The shrine area itself is divided into two large sections separated by wooded hills and valleys. The Geku (outer shrine) is located on the edge of the modern city of Ise and is walkable from the city center near the main train station. A long pathway through the forest delivers you to the main building, hidden behind several rings of walls and outer buildings. Just the tips of the roof decorations are visible to guests, and this only heightens the sense of mystery that wells up inside as you encounter this ancient site in the deep forest.

As old as this site is, there is an element of freshness and life throughout. This is thanks to sengu, the tradition of reconstructing the shrine buildings every 20 years. Shintoism is a celebration of life, regeneration, and the natural world that we all live in. Therefore, it makes sense to keep the holiest structures in Japan revitalized and new every generation. Compare this to Buddhist temples that are allowed to fade and decay over time. In Buddhism, it's more about the longer timeline of not just this life, but the countless lives that you'll live in the future as you experience rebirth until (hopefully) finally reaching enlightenment. Shintoism's focus on celebrating the here and now is a refreshing alternative to the dizzying depth and complexity of the Buddhist universe - a fact that was surely not lost on worshipers throughout history.

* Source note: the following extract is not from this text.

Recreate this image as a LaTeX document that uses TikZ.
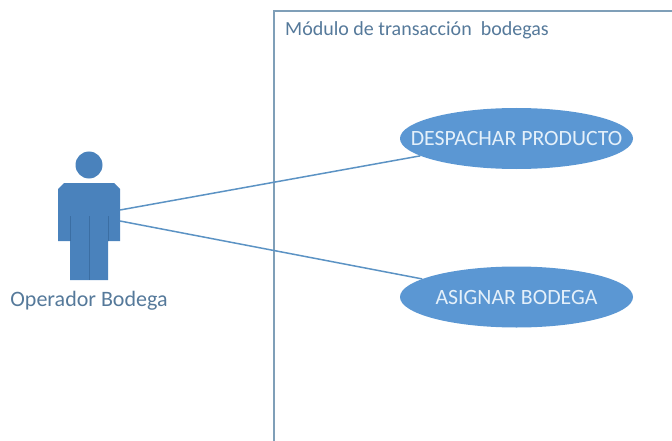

After visiting the Geku (which is itself larger than most Shinto shrines in Japan), it's time to head over to the Naiku (inner shrine). Most visitors make this trip via bus and get off at Oharaimachi, the long shopping shop leading up the main shrine precincts. This bustling district follows the tradition of a wide road called a sando (approach) leading up to important shrines, originally lined with ryokan inns and shops selling religious trinkets to pilgrims. Oharaimachi nowadays caters to the more nonreligious side of the tourist crowd, offering all sorts of souvenirs and popular snacks. The big local item here is akafuku, a traditional sweet made from sticky mochi rice and smooth red bean paste. You'll also see plenty of fresh seafood, traditional wooden toys, and cute stuffed dolls in the form of those okage inu dogs. The shopping is the main draw here, but the restored Edo period architecture is also a great part of the atmosphere of the street. If you can block out the vending machines and the shops selling cellphone cases, walking through Oharaimachi is pretty close to going in back in time and seeing Ise as it was a few hundred years back.

After snacks and shopping, it's time enter the realm of the Shinto gods. Cross the 100 meter Uji Bridge, careful to avoid the central planks, for this area is reserved for the gods themselves. This bridge is also renewed ever 20 years as part of the sengu process. It's still fresh from the 2013 restoration, but it's starting to show some signs of weather and wear.

As you proceed deeper into the shrine, you'll pass through several wide open grassy areas used for religious events and performances. On the day that I visited, a stage was set up for the performance of bugaku, a traditional form of religious dance and music. I don't think this kind of performance has many fans nowadays, as it's very slow and not the most exciting. However, it is fascinating to watch in short sittings to see the techniques that the dancers use to tell stories with their movements.  The costumes are particularly impressive as well, and managing a long train or sash as it drags behind you during an intricate dance is truly a skill that these performers have mastered.

A brief stop at the shores of the Izusu River is in order. Since it passes through the shrine grounds, the water here is considered holy and perfect for cleansing yourself before entering the home of the Shinto deities. After all, water is the preferred purifying element in Shintoism. Dip your hands in the cool stream and marvel at the clearness of the water. Fish - who've clearly gotten used to human fingers - will swim right up to your hands without fear. Across the water is an untouched wilderness reminiscent of the area as it once looked before modernity took hold.

The final approach to the Naiku shrine is lined with massive cedar trees soaring into the forest canopy above. Many of the trunks have been worn smooth from the millions of hands that have pressed against them to petition the gods in prayer. Through the forest, small shrines and huts are visible. They all hold objects in which the Shinto gods reside. Since the gods are invisible spirits, they must take up residence in a physical object to have a presence in our world.


One of the most of important objects in Japanese culture is housed in the central shrine in Ise. The Yata no Kagami is a mirror said to be one of the three imperial regalia that grant the emperor his power and - before the modern era - his divinity. In Japanese mythology, the mirror at Ise was one of the objects used to lure the sun goddess Amaterasu out of her hiding cave, thereby bringing sunlight and spring back to the Japanese islands. No one is exactly sure what this object looks like or if it's even inside the shrine, as public information about the imperial regalia is scarce and closely guarded. For visitors to the shrine, the existence of the mirror is best left up to faith.

The crowds in front of the Naiku shrine make for an interesting site. Almost everyone lines up to pray before the outer gate, which is as close as you can get to the actual building itself. Despite all the prayers being offered, it's doubtful how many of the pilgrims actually believe in the Shinto gods. Shintoism has the unique distinction of being a religion without a core belief system that people are expected to follow rigidly. Think of it more as a tradition or cultural heritage that is being carried on by its followers out of a sense of cultural obligation. Considering how much Shintoism revolves around superstition, wishes, and fortune telling, it remains a comforting part of life for many Japanese, and allows them to maintain a connection to the cultural systems that they were raised in - regardless of if they have faith in the gods or not.

And even if YOU don't believe in the Shinto gods, Ise Shrine is definitely worth visiting if you have an extra day or two in the region. Reached easily by train from Kyoto, Osaka, or Nagoya, this destination remains an under-appreciated gem that most tourists still haven't discovered.